2 responses to “Supporters of Trump’s Pilot for FAA Defend Choice Say Agency is Expendable”

  1. david venz says:

    Just because you can drive a car doesn’t mean you know anything about what is under the hood, or you are capable of designing highways and interchanges. trump’s pilot should stick to driving.

  2. Roger says:

    The mere suggestion of an iconic aircraft like the 182 potentially being at risk is truly saddening. To me, the gorilla in the room is the lack of an adequate, sustainable pilot-customer base to support the GA industry. The FAA continues to keep many aspiring pilots out of the air with baseless requirements (and wildly expensive costs for additional testing and special issuances) preventing acquisition of a medical.

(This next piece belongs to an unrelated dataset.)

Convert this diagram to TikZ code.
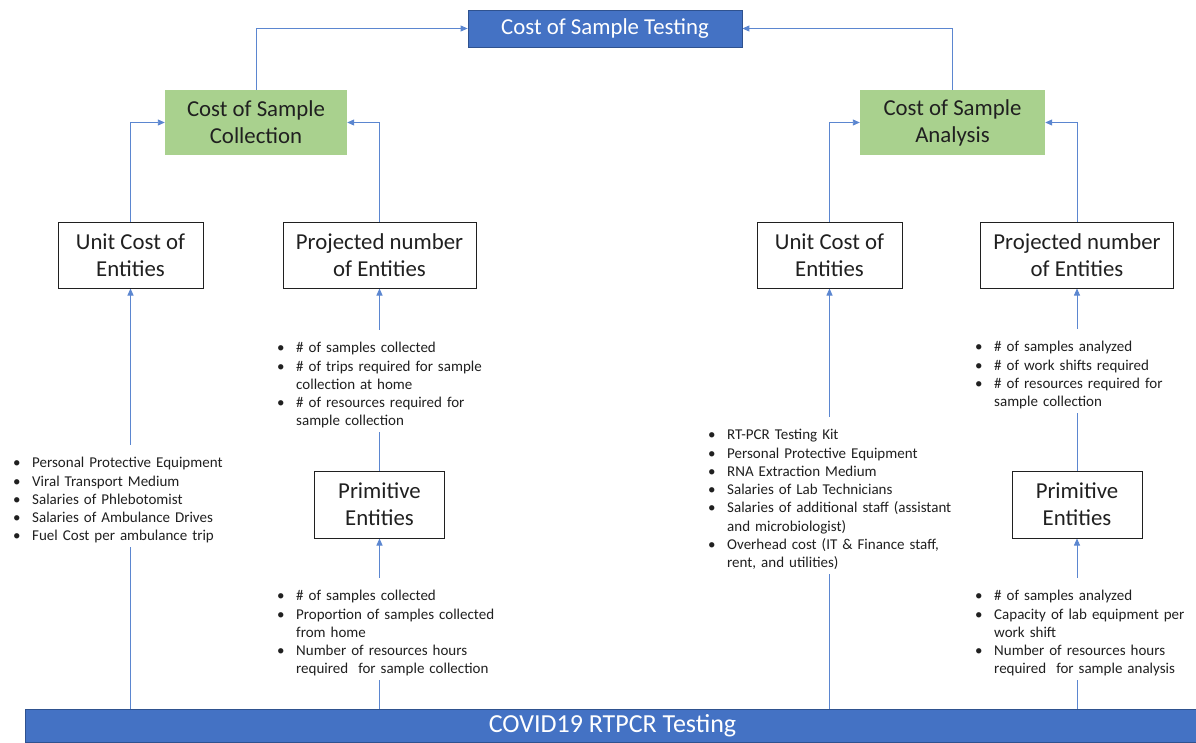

Just the cost involved in some areas to earn a PPL and Instrument Rating are now on par with the purchase of a small car. It is ironic that the ALPA had much to do with the watering down of what was initially a robust driver’s license certification proposal (Class III medical reform) and now is facing a pilot shortage in the near future. And when we hear about pilots collapsing in the air the majority are airline pilots with Class I medicals. Can’t have this both ways. We need to find solutions to increase access to aviation across the board. Inflation and other monetary adjustments aside, the costs involved now are prohibitive (as far as owning a new or even slightly “pre-owned” aircraft) for all but the extremely well-off. While flying was never for the “faint of wallet,” it was not like the present. Flying clubs fractional ownership wonderful ideas but we need to go a lot farther here if GA is going to survive on any meaningful level. We need more pilots in the GA population. Best regards.